Professional ratings
Review scores
| Source | Rating |
| Allmusic | Star |
| Cross Rhythms | Star |

==Chart performance==
Incredible debuted and peaked at number 20 on the US Billboard 200, selling 43,000 copies in its first week. The album also entered the top ten of the Top R&B/Hip-Hop Albums and topped the Top Gospel Albums chart. While Incredible charted higher than its predecessor Thankful (2000), it sold significantly less. It was eventually certified gold by the Recording Industry Association of America (RIAA), indicating sales in excess of 500,000 copies.

In response to the albums sales Tina Campbell elaborated in a 2005 interview: "The business of music has changed drastically since the first record. There have been huge mergers, the advent of Napster [at the time a music piracy utility], and downsizing of labels. Our second record came in the midst of all of that. When we were performing, people asked when we'd release our second album, even though it had already been out for six weeks.

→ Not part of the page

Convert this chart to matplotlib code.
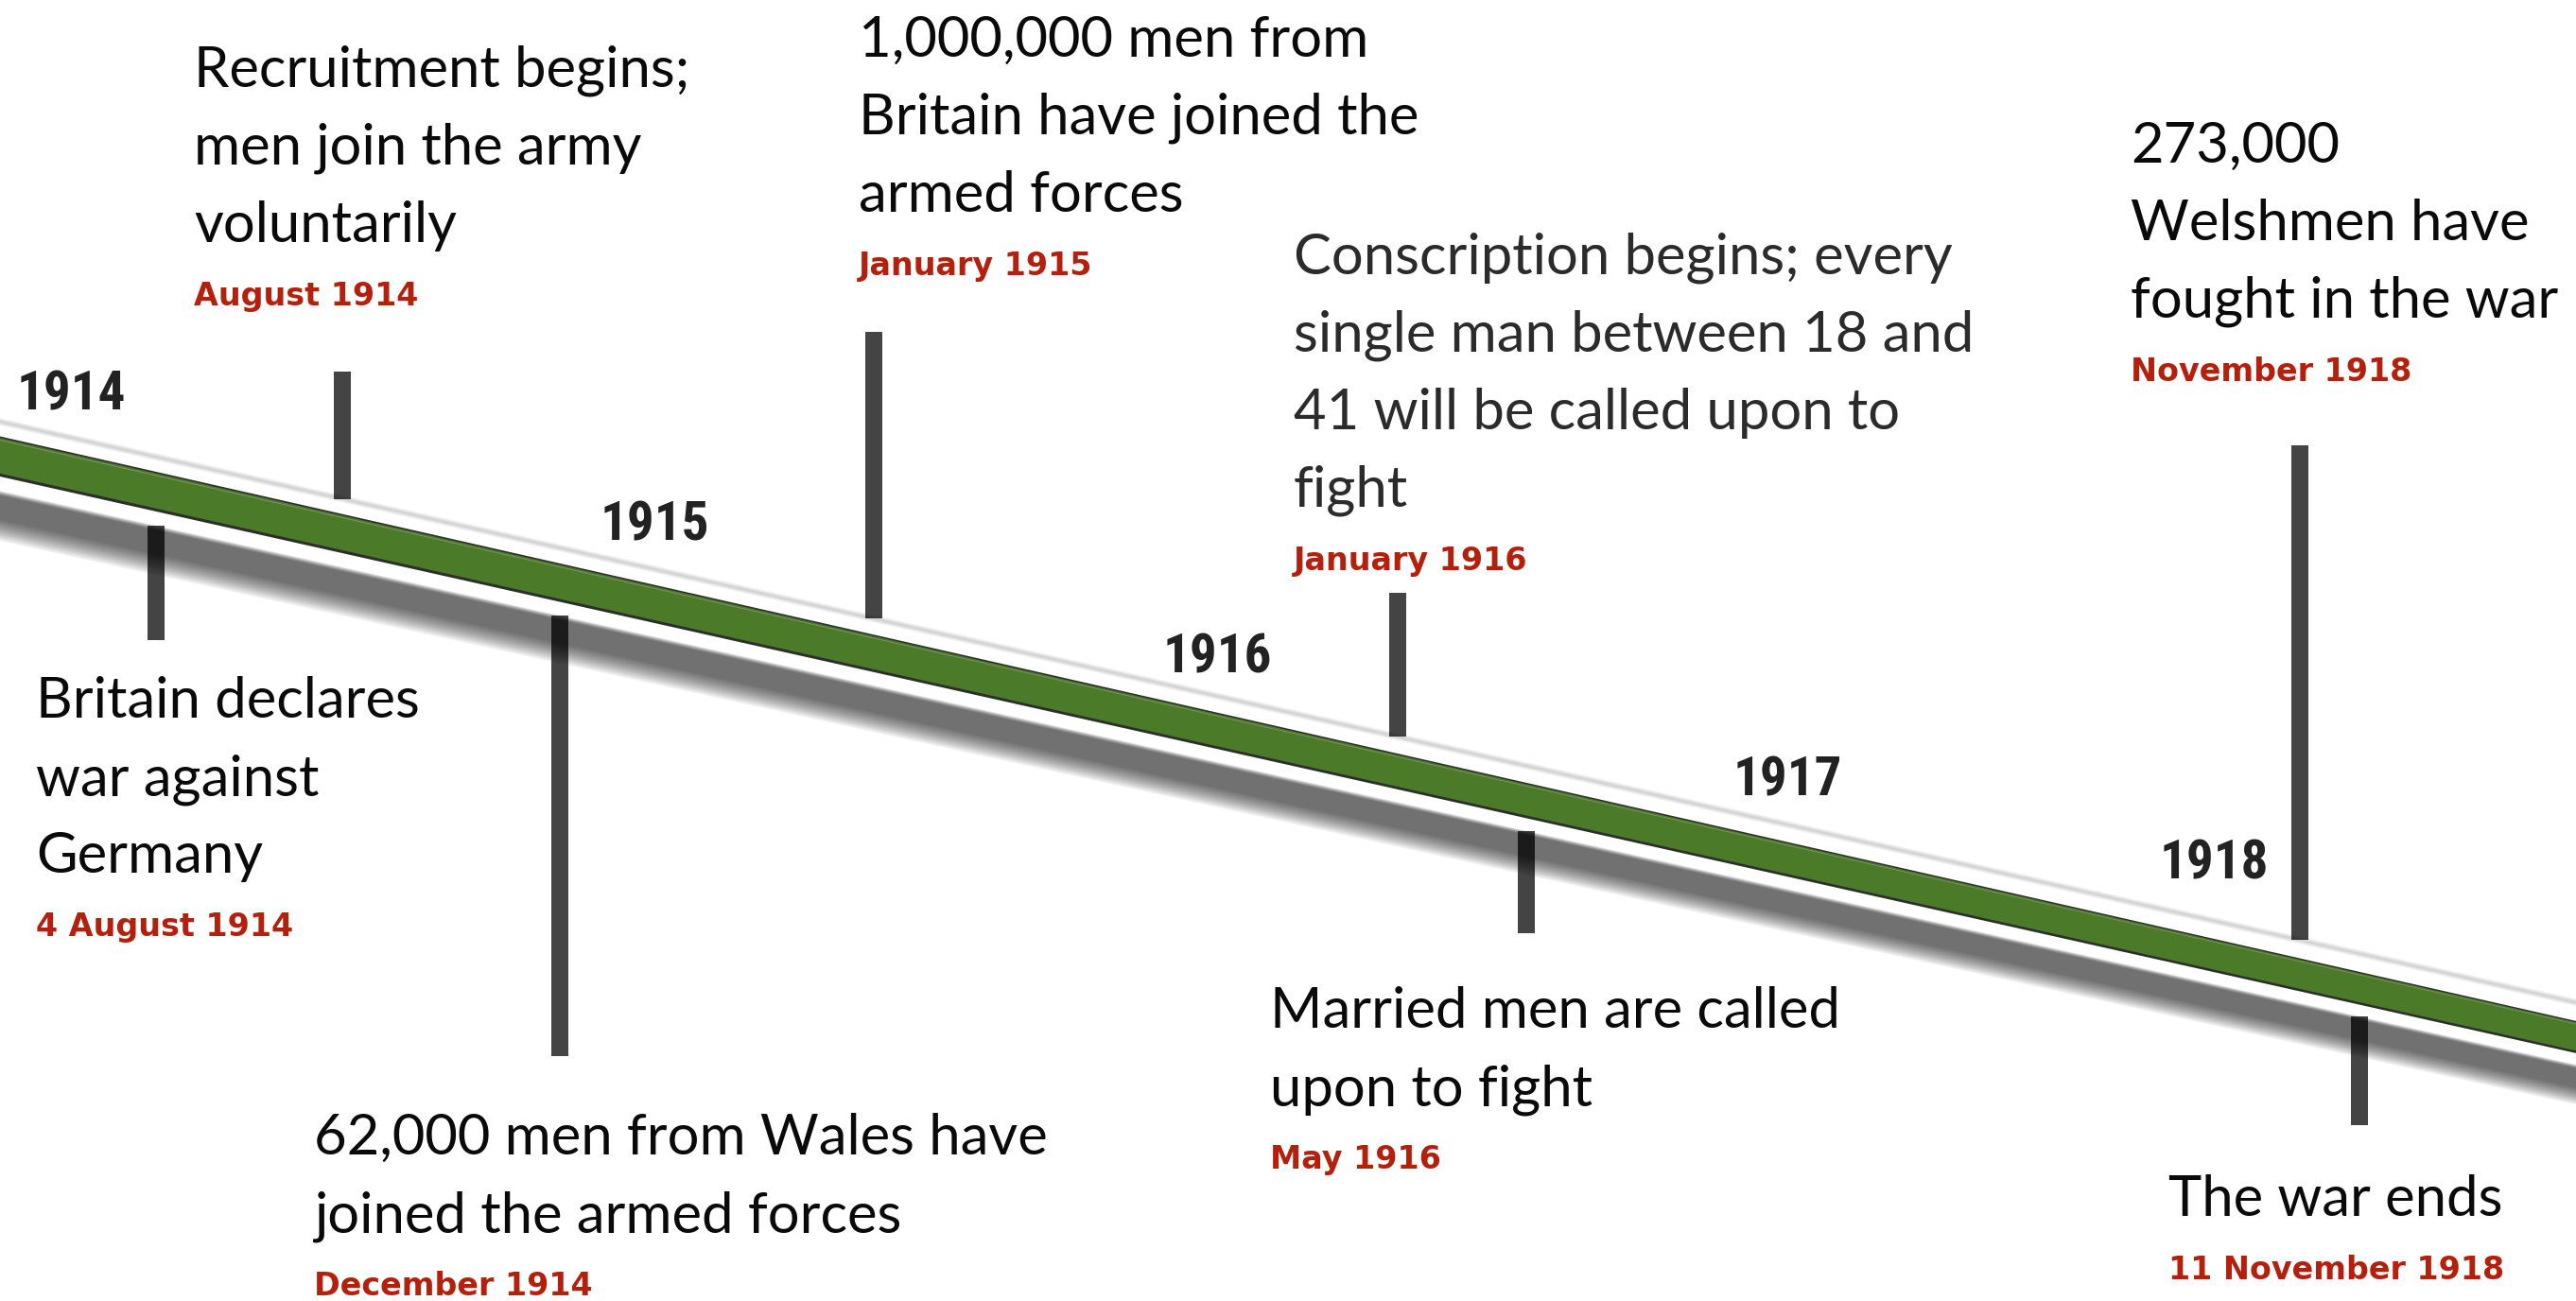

So I definitely think it may not have gotten the push the first one got."

==Track listing==

| No. | Title | Writer(s) | Producer(s) | Length |
|---|---|---|---|---|
| 1. | "Incredible" | Erica Atkins-Campbell; Trecina Atkins-Campbell; Warryn Campbell; | W. Campbell | 4:00 |
| 2. | "God Bless" | John Smith; W. Campbell; E. Atkins-Campbell; T. Atkins-Campbell; | W. Campbell | 3:28 |
| 3. | "He Said" (featuring Rodney Jerkins) | Jerkins; LaShawn Daniels; Norman Gregg; Nora Payne; | Jerkins | 4:25 |
| 4. | "In the Morning" | Joi Campbell; W. Campbell; E. Atkins-Campbell; T. Atkins-Campbell; | W. Campbell | 4:15 |
| 5. | "Ordinary People" | C. Bereal; K. Bereal; E. Atkins-Campbell; T. Atkins-Campbell; | Charlie Bereal; Kenny Bereal; | 3:47 |
| 6. | "Trouble Ain't" | Smith; W. Campbell; E. Atkins-Campbell; T. Atkins-Campbell; | W. Campbell | 4:10 |
| 7. | "Little Girl" | Smith; W. Campbell; E. Atkins-Campbell; T. Atkins-Campbell; | W. Campbell | 2:48 |
| 8. | "This Love" (featuring Fred Hammond) | Kim Rutherford; Hammond; W. Campbell; E. Atkins-Campbell; T. Atkins-Campbell; | W. Campbell | 4:09 |
| 9. | "I Try" | W. Campbell; E. Atkins-Campbell; T. Atkins-Campbell; | W. Campbell | 4:26 |
| 10. | "Hold On" | W. Campbell; E. Atkins-Campbell; T. Atkins-Campbell; Fred Santacruz; | W. Campbell | 3:22 |
| 11. | "God Has Smiled On Me" | Isaiah Jones, Jr. | W. Campbell | 3:05 |
| 12. | "You Will Know" | Stevie Wonder | W. Campbell | 5:33 |
| 13. | "So Close" | W. Campbell; E. Atkins-Campbell; T. Atkins-Campbell; | W. Campbell | 3:59 |
| 14. | "Thank You" (featuring Walter Hawkins & The Love Christian Center Choir) | Walter Hawkins | W. Campbell | 7:00 |
| 15. | "Give It Up, Let It Go" | Michael Flowers | Mike City | 4:02 |
| 16. | "Happy" | Smith; W. Campbell; E. Atkins-Campbell; T. Atkins-Campbell; | W. Campbell | 3:01 |
| 17. | "I Luv Him" | W. Campbell; E. Atkins-Campbell; T. Atkins-Campbell; | W. Campbell | 4:14 |
| Total length: |  |  |  | 68:59 |

Incredible — Japanese edition (bonus tracks)
| No. | Title | Writer(s) | Producer(s) | Length |
|---|---|---|---|---|
| 16. | "Happy" | Smith; W. Campbell; E. Atkins-Campbell; T. Atkins-Campbell; | W. Campbell | 3:01 |
| 17. | "If I Fall" | W. Campbell; E. Atkins-Campbell; T. Atkins-Campbell; | W. Campbell | 3:49 |
| 18. | "In the Morning (Baby Dubb Remix #1)" | J. Campbell; W. Campbell; E. Atkins-Campbell; T. Atkins-Campbell; | W. Campbell | 4:01 |

Incredible — Circuit City edition (bonus track)
| No. | Title | Writer(s) | Producer(s) | Length |
|---|---|---|---|---|
| 21. | "Thank You (Nyrraw Remix)" (featuring Kirk Franklin) | Hawkins | Franklin; W. Campbell; | 4:34 |

==Charts==

===Weekly charts===

| Chart (2002) | Peak position |
|---|---|
| US Billboard 200 | 20 |
| US Top Christian Albums (Billboard) | 1 |
| US Top Gospel Albums (Billboard) | 1 |
| US Top R&B/Hip-Hop Albums (Billboard) | 10 |

===Year-end charts===

| Chart (2002) | Peak position |
|---|---|
| US Christian Albums (Billboard) | 13 |
| US Top Gospel Albums (Billboard) | 3 |
| Chart (2003) | Peak position |
| US Christian Albums (Billboard) | 29 |
| US Top Gospel Albums (Billboard) | 6 |

===Decade-end charts===

| Chart (2000–2009) | Peak position |
|---|---|
| US Top Gospel Albums (Billboard) | 10 |

==Certifications==

| Region | Certification | Certified units/sales |
| United States (RIAA) | Gold | 500,000^{^} |
^{^} Shipments figures based on certification alone.